Rant in blocked care

Am I the only one who cares?

When the floor is covered with a day’s clothes, mixed with toys, and books… and these are just the big items. Sprinkled between there are lego men and kinder egg toys. 

Every single day. I sort through the clean and dirty socks, I sort toys, I make beds, I pick up puzzle pieces. 

I vacuum chunks of dirt that rufus cleaned out of his paws and left by couch, or sprinkled dirt out of everyone’s forgetful shoes: in the spring we gather much of it hiking. 

The kitchen is a war zone after every meal. I’m not sure how crumbs multiply lately. 

For years I’ve picked up stuff without thinking twice. Now I grumble under my breath because it doesn’t seem to get better. I empower my kids to do their part. Nagging or simply reminding is worse for me than doing the job quietly myself. 

I ask them to try again, paying more attention or with respect. They grumble. And I wonder if they reflect my own heart in the process. 

Jackie needs to put her brace on first thing in the morning, and at some point do her back exercises. I have to remind her every day. If I say nothing, nothing gets done. 

We slipped into codependency. We tried too hard becoming too soft. We are tired. We let things slip. And then we get discouraged. 

The other night the girls had a sleepover and I offloaded my heart. Scared the crap out of Conrad. 

When a strong and self-sufficient mom (woman) says she’s tired and can’t carry on the same way, the people around better pay attention. My call for help is my rockbottom. 

In all this mundane exhaustion, I realize I could buckle down for a more grateful heart. I want to serve my people as if I serve God. 

I take a step back every day. Let go of some. Let go if the things I can’t and am not supposed to control. Answer all the inane questions. Over and over again.  

A good foundation o learned in TBRI says: CONNECT, EMPOWER, CORRECT. The challenging for me is to still believe and stick to it. Even after months of one step forward two steps back. 

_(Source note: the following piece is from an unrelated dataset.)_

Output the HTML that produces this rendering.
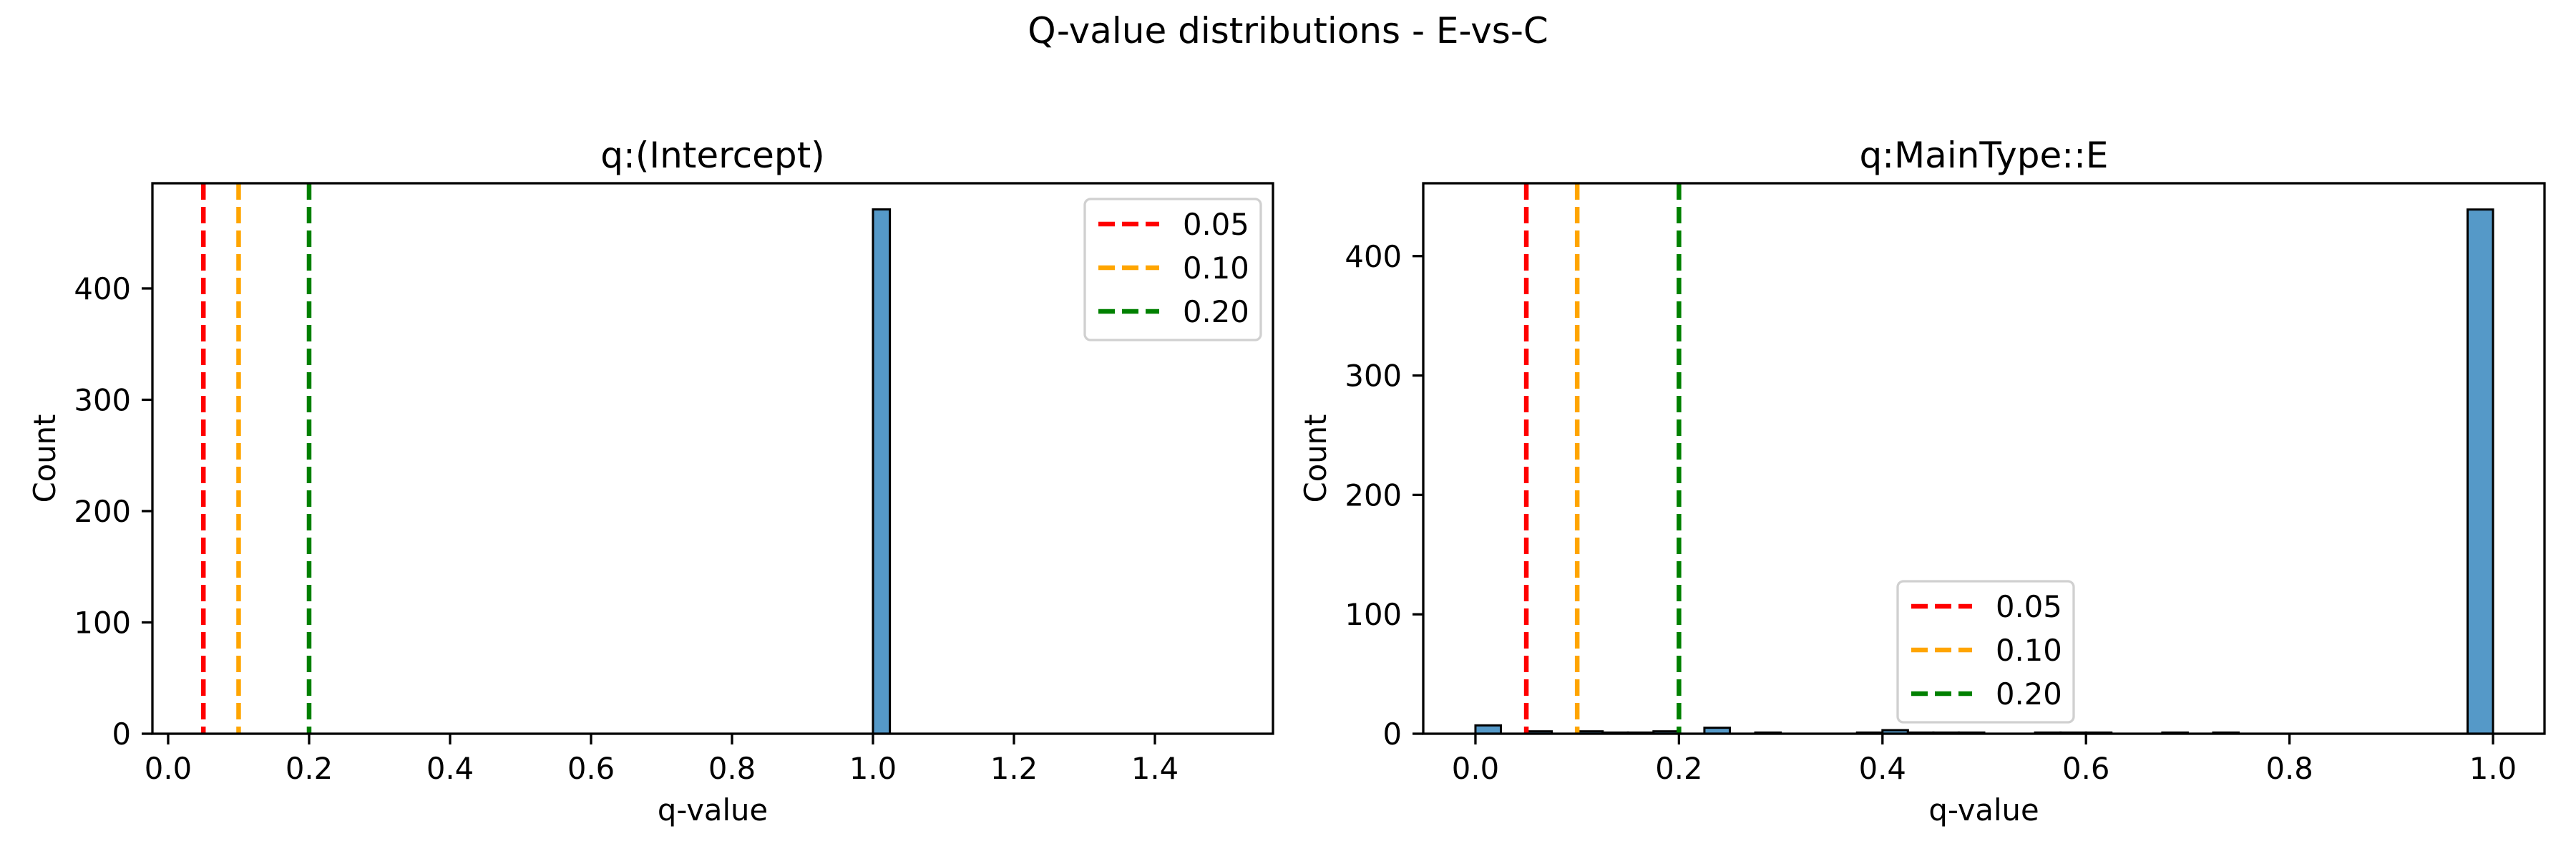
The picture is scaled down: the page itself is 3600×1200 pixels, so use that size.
<!DOCTYPE html>
<html><head><meta charset="utf-8">
<style>
html,body{margin:0;padding:0;background:#fff;}
svg{display:block;font-family:"DejaVu Sans","Liberation Sans",sans-serif;}
</style></head>
<body>
<svg id="fig" width="3600" height="1200" viewBox="0 0 3600 1200" xmlns="http://www.w3.org/2000/svg">
<rect width="3600" height="1200" fill="#fff"/>
<text x="1800" y="60" font-size="50" text-anchor="middle">Q-value distributions - E-vs-C</text>
</svg>
<script>
// Left panel data
const leftBinStarts = [1.0];
const leftCounts = [471];
const leftXTicks = [0.0, 0.2, 0.4, 0.6, 0.8, 1.0, 1.2, 1.4];
const leftYTicks = [0, 100, 200, 300, 400];
// Right panel data
const rightBinStarts = [0.0, 0.05, 0.1, 0.125, 0.15, 0.175, 0.225, 0.275, 0.375, 0.4, 0.425, 0.45, 0.475, 0.55, 0.575, 0.6, 0.675, 0.725, 0.975];
const rightCounts = [7, 2, 2, 1, 1, 2, 5, 1, 1, 3, 1, 1, 1, 1, 1, 1, 1, 1, 439];
const rightXTicks = [0.0, 0.2, 0.4, 0.6, 0.8, 1.0];
const rightYTicks = [0, 100, 200, 300, 400];
const thresholds = [0.05, 0.10, 0.20];
const thresholdLabels = ["0.05", "0.10", "0.20"];
const thresholdColors = ["#ff0000", "#ffa500", "#008000"];

const NS = "http://www.w3.org/2000/svg";
const svg = document.getElementById('fig');
function mk(tag, attrs, parent) {
  const e = document.createElementNS(NS, tag);
  for (const k in attrs) e.setAttribute(k, attrs[k]);
  (parent || svg).appendChild(e);
  return e;
}

function panel(cfg) {
  const g = mk('g', {});
  
  
  const xs = v => cfg.x0 + (v - cfg.xmin) / (cfg.xmax - cfg.xmin) * (cfg.x1 - cfg.x0);
  const ys = v => cfg.y1 - (v - cfg.ymin) / (cfg.ymax - cfg.ymin) * (cfg.y1 - cfg.y0);
  cfg.starts.forEach((s, i) => {
    const x = xs(s), w = xs(s + cfg.bw) - x, y = ys(cfg.counts[i]);
    const r = mk('rect', {x: x, y: y, width: w, height: cfg.y1 - y, fill: '#5599c8', stroke: '#000', 'stroke-width': 3}, g);
    
    
  });
  thresholds.forEach((t, i) => {
    const l = mk('line', {x1: xs(t), x2: xs(t), y1: cfg.y0, y2: cfg.y1, stroke: thresholdColors[i], 'stroke-width': 6.5, 'stroke-dasharray': '23,10'}, g);
    
    
  });
  const fr = mk('rect', {x: cfg.x0, y: cfg.y0, width: cfg.x1 - cfg.x0, height: cfg.y1 - cfg.y0, fill: 'none', stroke: '#000', 'stroke-width': 3.3}, g);
  
  
  cfg.xticks.forEach(t => {
    const x = xs(t);
    mk('line', {x1: x, x2: x, y1: cfg.y1, y2: cfg.y1 + 15, stroke: '#000', 'stroke-width': 3.3}, g);
    const tx = mk('text', {x: x, y: cfg.y1 + 63, 'font-size': 41.7, 'text-anchor': 'middle'}, g);
    tx.textContent = t.toFixed(1);
    
    
  });
  cfg.yticks.forEach(t => {
    const y = ys(t);
    mk('line', {x1: cfg.x0 - 15, x2: cfg.x0, y1: y, y2: y, stroke: '#000', 'stroke-width': 3.3}, g);
    const tx = mk('text', {x: cfg.x0 - 30, y: y + 15, 'font-size': 41.7, 'text-anchor': 'end'}, g);
    tx.textContent = String(t);
    
    
  });
  const title = mk('text', {x: (cfg.x0 + cfg.x1) / 2, y: cfg.y0 - 22, 'font-size': 50, 'text-anchor': 'middle'}, g);
  title.textContent = cfg.title;
  
  
  const xl = mk('text', {x: (cfg.x0 + cfg.x1) / 2, y: 1146, 'font-size': 41.7, 'text-anchor': 'middle'}, g);
  xl.textContent = 'q-value';
  
  
  const yl = mk('text', {x: 0, y: 0, 'font-size': 41.7, 'text-anchor': 'middle', transform: `translate(${cfg.ylabelX},${(cfg.y0 + cfg.y1) / 2}) rotate(-90)`}, g);
  yl.textContent = 'Count';
  
  
  const lg = mk('g', {}, g);
  
  
  mk('rect', {x: cfg.lx, y: cfg.ly, width: 246, height: 197, rx: 8, fill: '#fff', 'fill-opacity': 0.8, stroke: '#d0d0d0', 'stroke-width': 3.3}, lg);
  thresholdLabels.forEach((lab, i) => {
    const yy = cfg.ly + 35 + i * 61;
    const e = mk('g', {}, lg);
    
    
    mk('line', {x1: cfg.lx + 19, x2: cfg.lx + 104, y1: yy, y2: yy, stroke: thresholdColors[i], 'stroke-width': 6.5, 'stroke-dasharray': '23,10'}, e);
    const t = mk('text', {x: cfg.lx + 137, y: yy + 15, 'font-size': 41.7}, e);
    t.textContent = lab;
  });
}

panel({name: 'panel-intercept', title: 'q:(Intercept)', x0: 213, x1: 1779, y0: 256, y1: 1025,
  xmin: -0.0223, xmax: 1.5675, ymin: 0, ymax: 494.5, starts: leftBinStarts, counts: leftCounts, bw: 0.024,
  xticks: leftXTicks, yticks: leftYTicks, ylabelX: 77, lx: 1516, ly: 278});
panel({name: 'panel-maintype', title: 'q:MainType::E', x0: 1989, x1: 3556, y0: 256, y1: 1025,
  xmin: -0.0513, xmax: 1.0506, ymin: 0, ymax: 461, starts: rightBinStarts, counts: rightCounts, bw: 0.025,
  xticks: rightXTicks, yticks: rightYTicks, ylabelX: 1853, lx: 2652, ly: 812});
</script>
</body></html>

I dread the persistent explanatory questions. Why? Why is that? How? I don’t understand! Who? Why? Why? How come?

They drive me crazy because I answer these question but it is never enough. 

This rant started with Jackie waltzing around without her corset. She’s been taking sabbaticals from Wearing it. And her back is getting visibly more twisted. Unless I tell her to put it on or to Sit up straight, she doesn’t do it. Conrad dreads nagging her about it too. So it seems that we’ll all pay the price of we don’t stick to it.